BOR konusunda yeni bir savaş

Osman AROLAT
Osman AROLAT AROLAT'tan osman.arolat@dunya.com

AB, Kimyasalların Kayıt, Değerlendirme ve İzin/ Kısıtlama Yönetmeliği, REACH kapsamında ürünlerin uygunluğunu denetleyen Avrupa Kimyasallar Ajansı'nda (AKA), bor karşıtı lobinin etkisiyle borun kanserojen olduğu iddiasıyla içeriğinde bor olan deterjan ve kozmetik ürünlerini yasaklamaya çalışıyor. Oysa, hali hazırda AB’de yürürlükte olan Deterjanlara Yönelik Tüzük kapsamında bor bileşikleri için bir kısıtlama bulunmuyor. 

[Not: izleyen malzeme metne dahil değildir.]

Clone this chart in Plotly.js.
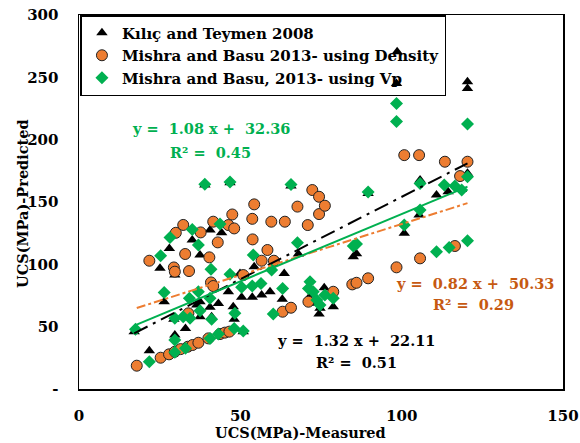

Eti Maden'in yaptığı atak ile bordan üretilen deterjanlar, diğerlerine göre birçok avantaja sahip. Bu nedenle deterjanlarda yüzde 80 oranına varan bor kullanımı söz konusu. AB deterjan üreticileri, bu alanda rekabet edebilmeleri için Türkiye’den bor ithal etmek zorundalar. Çünkü, 2013 yılında 1.3 milyar tona ulaşan dünya bor rezervinin yüzde 73’ünü Türkiye elinde tutuyor. Bunun yüzde 47’si de Eti Maden'de. Eti Maden 2013 yılında 1.8 milyon ton bor satışından 826 milyon dolar elde etti. 

Bor konusu son yıllarda sık sık gündeme geliyor. 2004 yılında Orhan Uçar tarafından yazılan “Metal Fırtına” isimli savaş kurgu romanında da Amerika’nın 2007 yılında Türkiye’yi “Biz toprakları istiyoruz üzerindeki insanları değil” diğerek üç önemli maden için işgalini anlatıyor. Romanda Amerikan hükümeti işgal sonrası 2007 yılı Aralık ayından geçerli olarak Türkiye’deki bor, toryum ve uranyum madenlerinin 99 yıllığına işletme haklarını Teksaslı Ornicorn adlı madencilik ve enerji şirketine satıyor. 

Metal Fırtına 10 baskıda 300 bin adet satışa ulaştı ve bir seri halinde iki ve üçüncü kitapları yayımlandı. 
Türkiye’nin bor ve toryum gibi madenleri her zaman abartılı değerlendirmelere neden oldu. Bir dönem Necmettin Erbakan da toryum ve bor rezervlerinin Türkiye için çok önemli girdi sağlayacağını, rezervin tümünü satılabilir göstererek açıklamıştı. 

Aslında Türkiye bordan elde edebileceği imkanı sınırlı kullanıyor. Bizim Amerika’ya işlemeden ham olarak sattığımız bor bu ülkede işlendiğinde değeri bizden alışlarının 30 katına kadar yükseliyor. 

O nedenle çok önemli özellikleri olan bor madeninin ham olarak değil işlenerek satılması yolunda yapılacak araştırmalar önem taşıyor. Bunun için de bor üretimi ve işlenmesinde özel sektörün daha fazla yer alması gerekiyor. 

Bor bugün için dünyada önem verilen bir maden olmasına karşın, ülkemizde aynı şekilde önemsenip değerlendirilmiyor. Oysa, yukarıda belirttiğim gibi dünya bor rezervinin yüzde 73’ü Türkiye’de bulunuyor.